Cash: Remember how my landlord duped me about Internet cafes?  Same thing on ATMs.  His emails to me said that there were several ATMs in Campo San Polo and that he did all his banking there.  I don’t know with whom he banked, but it was like no banking I know.  By actual count, the non-residential uses on the plaza were a 700-year old church, two restaurants, a deli, and a store that sold Beatle memorabilia (I just report it, I don’t explain it).  No ATMs in sight.

The absence of an ATM wasn’t much of a problem, as I found one within a few blocks.  But wouldn’t you think that “I do all my banking there” might be hard to write when there are no banks there?

Groceries: But rising above the other searches for ATMs, internet cafes, etc. was the hunt for food.  I didn’t choose to eat all my meals in restaurants.  But coming from a place where food generally comes from either 50,000 square-foot supermarkets or 15,000 square-foot specialty grocers, finding groceries in Venice was a challenge.  Simply put, it was a land of convenience stores tucked into unlikely places.  (Think unmarked 7-11s on narrow pedestrian byways.)

My first two grocery stops where across the lagoon in Lido.   I stumbled across a store while exploring and returned because I still hadn’t found a store in Venice proper.  Eventually I came across a few stores closer to my apartment, plus I made several purchases in the Rialto Market.
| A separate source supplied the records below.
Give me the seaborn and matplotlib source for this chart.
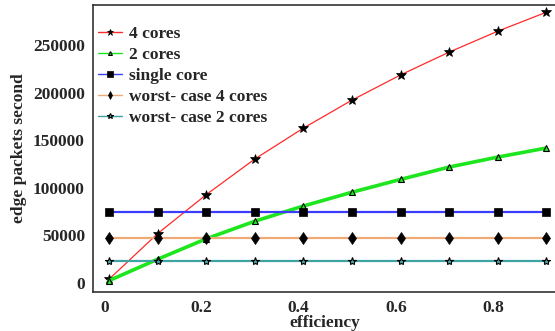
import numpy as np
import pandas as pd
import seaborn as sns
import matplotlib.pyplot as plt
from matplotlib.ticker import MultipleLocator

efficiency = [0.01, 0.11, 0.21, 0.31, 0.41, 0.51, 0.61, 0.71, 0.81, 0.91]
four_cores = [4000, 52000, 93000, 130500, 163000, 192500, 219000, 243000, 265000, 285000]
two_cores = [2500, 25000, 46500, 65000, 81000, 95500, 109000, 122000, 132500, 142000]
single_core = [75000] * 10
worst_four = [47000] * 10
worst_two = [23000] * 10

series = {
    '4 cores': four_cores,
    '2 cores': two_cores,
    'single core': single_core,
    'worst- case 4 cores': worst_four,
    'worst- case 2 cores': worst_two,
}

styles = {
    '4 cores': dict(color='#ff2a2a', lw=0.9, marker='*', ms=7, mfc='black', mec='black'),
    '2 cores': dict(color='#1ee61e', lw=2.6, marker='^', ms=4, mfc='#1ee61e', mec='black', mew=0.8),
    'single core': dict(color='#3c3cff', lw=1.6, marker='s', ms=5.5, mfc='black', mec='black'),
    'worst- case 4 cores': dict(color='#f0aa78', lw=1.6, marker='d', ms=6, mfc='black', mec='black'),
    'worst- case 2 cores': dict(color='#3fa3a3', lw=1.6, marker='*', ms=6, mfc='#3fa3a3', mec='black', mew=0.8),
}

sns.set_style('white')
plt.rcParams['font.family'] = ['Liberation Serif', 'DejaVu Serif']
plt.rcParams['font.weight'] = 'bold'

fig = plt.figure(figsize=(5.55, 3.31), dpi=100)
ax = fig.add_axes([0.168, 0.118, 0.834, 0.867])

for name, vals in series.items():
    df = pd.DataFrame({'efficiency': efficiency, 'value': vals})
    st = styles[name]
    sns.lineplot(data=df, x='efficiency', y='value', ax=ax, label=name,
                 color=st['color'], linewidth=st['lw'], marker=st['marker'],
                 markersize=st['ms'], markerfacecolor=st['mfc'],
                 markeredgecolor=st['mec'], markeredgewidth=st.get('mew', 0.5))

ax.set_xlim(-0.0227, 0.93)
ax.set_ylim(-9470, 292600)
ax.xaxis.set_major_locator(MultipleLocator(0.2))
ax.xaxis.set_minor_locator(MultipleLocator(0.05))
ax.yaxis.set_major_locator(MultipleLocator(50000))
ax.yaxis.set_minor_locator(MultipleLocator(10000))
ax.xaxis.set_major_formatter(plt.FuncFormatter(lambda v, p: '0' if abs(v) < 1e-9 else f'{v:g}'))
ax.tick_params(which='both', direction='in', top=False, right=False, labelsize=12.5, pad=6)
ax.tick_params(which='major', length=4, width=0.8)
ax.tick_params(which='minor', length=2, width=0.6)
for lab in ax.get_xticklabels() + ax.get_yticklabels():
    lab.set_fontweight('bold')

for side in ['left', 'bottom', 'top']:
    ax.spines[side].set_color('#333333')
    ax.spines[side].set_linewidth(1.2)
ax.spines['right'].set_visible(False)

ax.set_xlabel('efficiency', fontsize=12.5, fontweight='bold', labelpad=-1)
ax.set_ylabel('edge packets second', fontsize=12.5, fontweight='bold', labelpad=4)

leg = ax.legend(loc='upper left', frameon=False, handlelength=1.4,
                handletextpad=0.4, labelspacing=0.27, borderaxespad=0.0,
                bbox_to_anchor=(-0.005, 0.95), prop={'weight': 'bold', 'size': 12.5})
for h in leg.legend_handles:
    h.set_linewidth(1.0)
    h.set_markersize(h.get_markersize() * 0.7)

fig.savefig('out.png', dpi=100)
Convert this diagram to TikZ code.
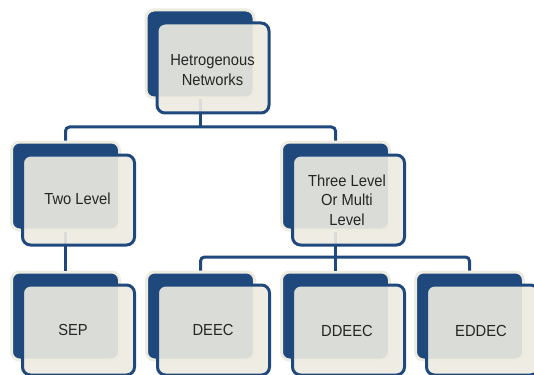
\documentclass[tikz,border=0pt]{standalone}
\usepackage{fontspec}
\setmainfont{Liberation Sans}
\newfontfamily\lblfont[FakeStretch=0.92]{Liberation Sans}
\definecolor{navy}{HTML}{1F497D}
\definecolor{cream}{HTML}{EEECE1}
\begin{document}
\begin{tikzpicture}[x=1pt,y=-1pt,
  backbox/.style={draw=cream, line width=3pt, fill=navy, rounded corners=8pt,
    minimum width=108pt, minimum height=88pt, inner sep=0pt},
  frontbox/.style={draw=navy, line width=3pt, fill=cream, fill opacity=0.9,
    rounded corners=8pt, minimum width=112pt, minimum height=90pt, inner sep=0pt},
  conn/.style={draw=navy, line width=3pt, rounded corners=4pt},
  lbl/.style={font=\lblfont\fontsize{16}{19.5}\selectfont, text=black!85, align=center, inner sep=0pt}]
\clip (0,0) rectangle (534,374);
\fill[white] (0,0) rectangle (534,374);
% back boxes
\node[backbox] (topB) at (200,54) {};
\node[backbox] (twoB) at (65.5,186) {};
\node[backbox] (threeB) at (335.5,186) {};
\node[backbox] (sepB) at (65.5,316) {};
\node[backbox] (deecB) at (200.5,316) {};
\node[backbox] (ddeecB) at (335.5,316) {};
\node[backbox] (eddecB) at (469.5,316) {};
% connectors
\coordinate (j1) at (200,127);
\coordinate (j2) at (335.5,257);
\draw[conn] (topB.south) -- (j1);
\draw[conn] (twoB.north) |- (j1) -| (threeB.north);
\draw[conn] (twoB.south) -- (sepB.north);
\draw[conn] (threeB.south) -- (j2);
\draw[conn] (deecB.north) |- (j2) -| (eddecB.north);
\draw[conn] (j2) -- (ddeecB.north);
% front boxes
\node[frontbox] (topF) at (213,68) {};
\node[frontbox] (twoF) at (78.5,200) {};
\node[frontbox] (threeF) at (348.5,200) {};
\node[frontbox] (sepF) at (78.5,330) {};
\node[frontbox] (deecF) at (213.5,330) {};
\node[frontbox] (ddeecF) at (348.5,330) {};
\node[frontbox] (eddecF) at (482.5,330) {};
% labels
\node[lbl] (topT) at (212.5,70) {Hetrogenous\\Networks};
\node[lbl] (twoT) at (77.5,199) {Two Level};
\node[lbl] (threeT) at (347,200) {Three Level\\Or Multi\\Level};
\node[lbl] (sepT) at (73,330) {SEP};
\node[lbl] (deecT) at (213,330) {DEEC};
\node[lbl] (ddeecT) at (347,331) {DDEEC};
\node[lbl] (eddecT) at (481,331) {EDDEC};
\end{tikzpicture}
\end{document}
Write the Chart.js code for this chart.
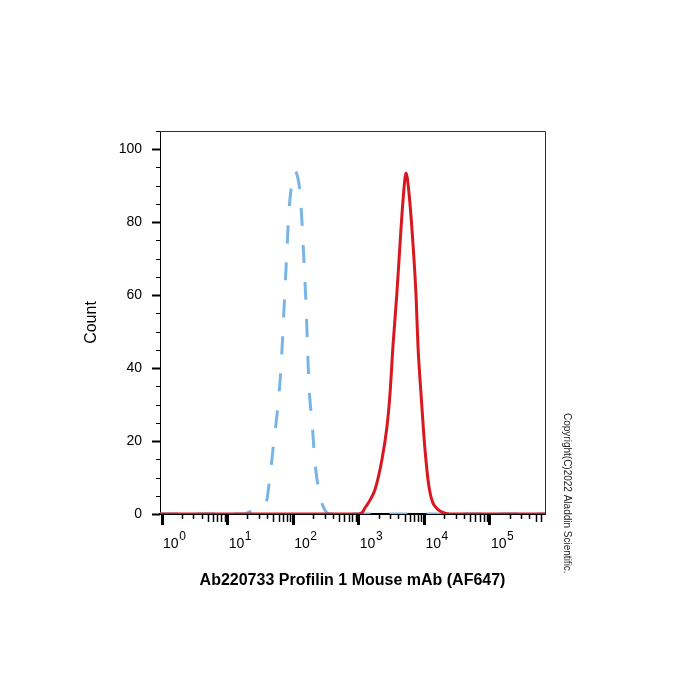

But I was still surprised to find a grocery store only a few hundred feet from my front door on the day before I was to depart.  It was down a small walkway off a bridge that I had crossed many times.  But it was only open for a few hours perhaps five days a week.  Had I spotted it earlier, I could have made good use of it.  But I survived regardless.

If the primary thrust of my trip had been culture or photography, I might have been frustrated by the time required to solve the puzzle of everyday life.  But as my goal instead was to see how to adjust to local life, I found the effort fascinating.  Urban problem-solving as a daily puzzle.